§ **COLLECTED MATERIAL**
——

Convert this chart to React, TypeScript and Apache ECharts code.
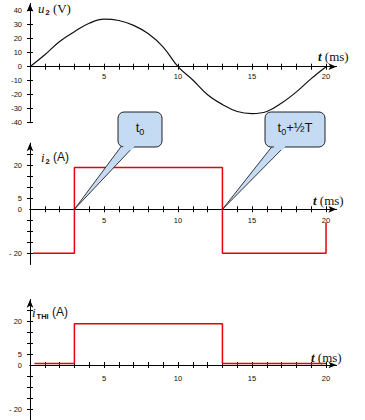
import React, { useEffect, useRef } from "react";
import * as echarts from "echarts";

// ---- data ----
const timeTicks = [1, 2, 3, 4, 5, 6, 7, 8, 9, 10, 11, 12, 13, 14, 15, 16, 17, 18, 19, 20];
const timeLabels = [5, 10, 15, 20];

const u2Time = [0, 1, 2, 3, 4, 5, 6, 7, 8, 9, 10, 11, 12, 13, 14, 15, 16, 17, 18, 19, 20];
const u2Values = [0, 8.5, 18, 25, 31, 34, 33, 29.5, 23.5, 14, 0, -9.5, -20, -27, -32, -33.5, -32, -26, -18, -8.5, 0];
const u2Ticks = [-40, -30, -20, -10, 0, 10, 20, 30, 40];

const i2Time = [0.2, 3, 3, 13, 13, 20, 20];
const i2Values = [-20, -20, 19, 19, -20, -20, -6];

const iThiTime = [0.3, 3, 3, 13, 13, 20];
const iThiValues = [0.8, 0.8, 19, 19, 0.8, 0.8];

const currentTicks = [-20, -15, -10, -5, 5, 10, 15, 20, 25];
const currentLabels = [-20, 0, 5, 20];

const calloutTimes = [3, 13];
const calloutTexts = ["{t|t}{s|0}", "{t|t}{s|0}{t|+½T}"];

const RED = "#e3000f";
const SANS = "Liberation Sans, Arial, sans-serif";
const SERIF = "Liberation Serif, Times New Roman, serif";

const grids = [
  { left: 30, top: 3.7, width: 306.4, height: 119, min: -40, max: 45 },
  { left: 30, top: 143.3, width: 306.4, height: 121, min: -25, max: 30 },
  { left: 30, top: 299.7, width: 306.4, height: 121, min: -25, max: 30 },
];

function xAxes(gridIndex: number, labelMargin: number) {
  const g = grids[gridIndex];
  // move the time axis from the grid bottom up to the value 0 of the y axis
  const offset = -(g.height * (0 - g.min)) / (g.max - g.min);
  const base = {
    type: "value",
    gridIndex,
    min: 0,
    max: 20.7,
    position: "bottom",
    offset,
    splitLine: { show: false },
  };
  return [
    {
      ...base,
      axisLine: {
        show: true,
        onZero: false,
        symbol: ["none", "arrow"],
        symbolSize: [5, 8],
        lineStyle: { color: "#000", width: 1 },
      },
      axisTick: { show: true, inside: false, length: 3, customValues: timeTicks, lineStyle: { color: "#000" } },
      axisLabel: {
        show: true,
        customValues: timeLabels,
        margin: labelMargin,
        fontSize: 7.5,
        fontFamily: SANS,
        color: "#111",
      },
    },
    {
      ...base,
      axisLine: { show: true, onZero: false, lineStyle: { color: "#000", width: 1 } },
      axisTick: { show: true, inside: true, length: 3, customValues: timeTicks, lineStyle: { color: "#000" } },
      axisLabel: { show: false },
    },
  ];
}

function yAxes(gridIndex: number, ticks: number[], labels: number[], spaced: boolean) {
  const g = grids[gridIndex];
  const base = {
    type: "value",
    gridIndex,
    min: g.min,
    max: g.max,
    position: "left",
    splitLine: { show: false },
  };
  return [
    {
      ...base,
      axisLine: {
        show: true,
        onZero: false,
        symbol: ["none", "arrow"],
        symbolSize: [5, 8],
        lineStyle: { color: "#000", width: 1 },
      },
      axisTick: { show: true, inside: false, length: 3, customValues: ticks, lineStyle: { color: "#000" } },
      axisLabel: {
        show: true,
        customValues: labels,
        margin: 8,
        fontSize: 7.5,
        fontFamily: SANS,
        color: "#111",
        formatter: (v: number) => (v < 0 && spaced ? "- " + Math.abs(v) : String(v)),
      },
    },
    {
      ...base,
      axisLine: { show: true, onZero: false, lineStyle: { color: "#000", width: 1 } },
      axisTick: { show: true, inside: true, length: 3, customValues: ticks, lineStyle: { color: "#000" } },
      axisLabel: { show: false },
    },
  ];
}

function pairs(xs: number[], ys: number[]) {
  return xs.map((x, i) => [x, ys[i]]);
}

export default function App() {
  const ref = useRef<HTMLDivElement>(null);

  useEffect(() => {
    if (!ref.current) return;
    const chart = echarts.init(ref.current, undefined, { renderer: "svg" });

    const option: any = {
      animation: false,
      backgroundColor: "#fff",
      grid: grids.map((g) => ({ left: g.left, top: g.top, width: g.width, height: g.height })),
      xAxis: [...xAxes(0, 6), ...xAxes(1, 7), ...xAxes(2, 9)],
      yAxis: [
        ...yAxes(0, u2Ticks, u2Ticks, false),
        ...yAxes(1, currentTicks, currentLabels, true),
        ...yAxes(2, currentTicks, currentLabels, true),
      ],
      series: [
        {
          type: "line",
          xAxisIndex: 0,
          yAxisIndex: 0,
          data: pairs(u2Time, u2Values),
          smooth: 0.4,
          showSymbol: false,
          silent: true,
          lineStyle: { color: "#111", width: 1.2 },
        },
        {
          type: "line",
          xAxisIndex: 2,
          yAxisIndex: 2,
          data: pairs(i2Time, i2Values),
          showSymbol: false,
          silent: true,
          lineStyle: { color: RED, width: 1.5 },
        },
        {
          type: "line",
          xAxisIndex: 4,
          yAxisIndex: 4,
          data: pairs(iThiTime, iThiValues),
          showSymbol: false,
          silent: true,
          lineStyle: { color: RED, width: 1.5 },
        },
      ],
    };
    chart.setOption(option);

    // callouts pointing at the switching instants on the i2 axis
    const boxes = [
      { x: 118, y: 112, w: 44, h: 35, a1: 123, a2: 136 },
      { x: 265, y: 112, w: 60, h: 35, a1: 274, a2: 287 },
    ];
    const fill = "#c5daf3";
    const graphics: any[] = [];
    boxes.forEach((b, i) => {
      const tip = chart.convertToPixel({ gridIndex: 1 } as any, [calloutTimes[i], 0]) as number[];
      const bottom = b.y + b.h;
      const along = (ax: number, dy: number) => ax + ((tip[0] - ax) * dy) / (tip[1] - bottom);
      graphics.push({
        type: "polygon",
        z: 100,
        shape: { points: [[b.a1, bottom - 3], [b.a2, bottom - 3], [tip[0], tip[1]]] },
        style: { fill, stroke: "#222", lineWidth: 0.9 },
      });
      graphics.push({
        type: "rect",
        z: 101,
        shape: { x: b.x, y: b.y, width: b.w, height: b.h, r: 6 },
        style: { fill, stroke: "#222", lineWidth: 1 },
      });
      graphics.push({
        type: "polygon",
        z: 102,
        shape: {
          points: [
            [b.a1 + 1, bottom - 2],
            [b.a2 - 1, bottom - 2],
            [along(b.a2, 3) - 1, bottom + 3],
            [along(b.a1, 3) + 1, bottom + 3],
          ],
        },
        style: { fill, stroke: "none" },
      });
      graphics.push({
        type: "text",
        z: 103,
        x: b.x + b.w / 2,
        y: b.y + b.h / 2 - 1,
        style: {
          text: calloutTexts[i],
          align: "center",
          verticalAlign: "middle",
          fill: "#111",
          rich: {
            t: { fontSize: 13, fontFamily: SANS, fill: "#111", lineHeight: 16, verticalAlign: "top" },
            s: { fontSize: 9, fontFamily: SANS, fill: "#111", lineHeight: 9, verticalAlign: "bottom", padding: [7, 0, 0, 0] },
          },
        },
      });
    });

    // axis titles
    const titles = [
      { x: 38, y: 9, text: "{i|u}{s|2}{n| (V)}", sans: false },
      { x: 41, y: 158, text: "{i|i}{s|2}{n| (A)}", sans: true },
      { x: 32, y: 313, text: "{i|i}{s|THI}{n| (A)}", sans: true },
    ];
    titles.forEach((t) => {
      graphics.push({
        type: "text",
        x: t.x,
        y: t.y,
        style: {
          text: t.text,
          align: "left",
          verticalAlign: "middle",
          fill: "#111",
          rich: {
            i: { fontSize: 13, fontFamily: SERIF, fontStyle: "italic", fill: "#111", lineHeight: 14, verticalAlign: "top" },
            s: { fontSize: 7.5, fontFamily: SANS, fontWeight: "bold", fill: "#111", lineHeight: 8, verticalAlign: "bottom", padding: [6, 0, 0, 1] },
            n: { fontSize: t.sans ? 12 : 13, fontFamily: t.sans ? SANS : SERIF, fill: "#111", lineHeight: 14, verticalAlign: "top" },
          },
        },
      });
    });
    const tNames = [
      { x: 318, y: 56 },
      { x: 313, y: 200 },
      { x: 311, y: 357 },
    ];
    tNames.forEach((p) => {
      graphics.push({
        type: "text",
        x: p.x,
        y: p.y,
        style: {
          text: "{i|t}{n| (ms)}",
          align: "left",
          verticalAlign: "middle",
          rich: {
            i: { fontSize: 13, fontFamily: SERIF, fontStyle: "italic", fontWeight: "bold", fill: "#111" },
            n: { fontSize: 13, fontFamily: SERIF, fill: "#111" },
          },
        },
      });
    });

    chart.setOption({ graphic: graphics });

    return () => chart.dispose();
  }, []);

  return (
    <div
      ref={ref}
      style={{ position: "absolute", left: 0, top: 0, width: 365, height: 420, background: "#fff" }}
    />
  );
}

——

Write out exactly the opening lines of the data, stopping after the line that holds "const i2Values = [-20, -20, 19, 19, -20, -20, -6];". Exclude pictures.

§ **EXERCISE RESULT**
Convert this chart to React, TypeScript and Apache ECharts code.
import React, { useEffect, useRef } from "react";
import * as echarts from "echarts";

// ---- data ----
const timeTicks = [1, 2, 3, 4, 5, 6, 7, 8, 9, 10, 11, 12, 13, 14, 15, 16, 17, 18, 19, 20];
const timeLabels = [5, 10, 15, 20];

const u2Time = [0, 1, 2, 3, 4, 5, 6, 7, 8, 9, 10, 11, 12, 13, 14, 15, 16, 17, 18, 19, 20];
const u2Values = [0, 8.5, 18, 25, 31, 34, 33, 29.5, 23.5, 14, 0, -9.5, -20, -27, -32, -33.5, -32, -26, -18, -8.5, 0];
const u2Ticks = [-40, -30, -20, -10, 0, 10, 20, 30, 40];

const i2Time = [0.2, 3, 3, 13, 13, 20, 20];
const i2Values = [-20, -20, 19, 19, -20, -20, -6];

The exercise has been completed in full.